Maybe more than anything else in this post, that paragraph sums up the philosophy of life that was instilled in me way back when: Buck up, life isn't easy.Deal with it.
So. I am good at absorbing the slings and arrows life flings our way from time to time but quite practically, what else is there to do? I keep going without much thought about why. It is who I am and, as far as I can remember, always have been. I was born this way.
When tough things happen, I go off somewhere alone and wallow in it. I don't want to talk. I don't want advice or hand-holding. I want to be alone with whatever the current problem is. To wail and weep can be part of the process and you would be amazed at how well that works in brightening one's days.
By the time I crawl out from under the quilt – hours or days later – I've reached acceptance. I don't claim any Buddhist influence but my pattern seems to follow their “observe, accept, carry on” belief and it has worked that way for me.
What flowed from that routine this time is a deep curiosity about what the end-of-life is like when you know it is coming relatively soon. It has become a kind of purpose for me, to chronicle these weeks, months, years(?) and I would be doing it for myself alone if I did not keep this blog.
Now, apparently, I have been granted extra time beyond what statistics suggest which I see as a gift to learn even more about life and about death. I have come to believe in these two years and since my psylocybin session last December that life and death are one but that's another story.
If some of you who read and write all these lovely words like bravery and amazing or inspirational along with other kind words, I am so pleased if I can help you on your personal journeys. Thanking you for your messages seems too little for what you have come to mean to me so perhaps this explanation is a bit more I can offer to keep with my genuine gratitude.
On that ice cream post last week, reader Carol Leskin had this to say:
”What continues to amaze and inspire me is your ability to find some ray of sunshine even when it is almost dark. In this case, ice cream. Some say a positive attitude and hope are critical to successful outcomes and prolonging life. Others think that is malarkey. You have made a strong case for the former.”
Until recently, I had spent a lifetime living the “malarkey” end of that dyad. Without feeling any need or desire to give up my atheism, I'm admitting to myself these days that maybe, just maybe, there is a little piece of the ageless universe somewhere that I belong to and am part of.

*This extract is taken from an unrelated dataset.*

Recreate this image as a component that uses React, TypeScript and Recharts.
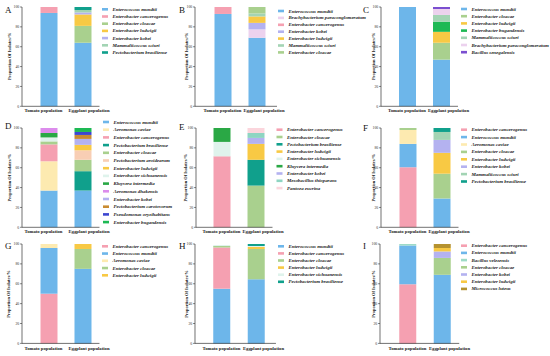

Perhaps the extra time the good medical treatment I have been receiving is that universe's way of telling me I have a bit more to do before I go. (I cannot believe those sappy words came out of me just now but there you are – strange things can happen when they tell you you're dying.)
Or, as reader Cathy J quoted author, Thornton Wilder:
"My advice to you is not to inquire why or whither, but just enjoy your ice cream while it's on your plate."
Thank you all for the good words and kind wishes with which you enrich my life (and death).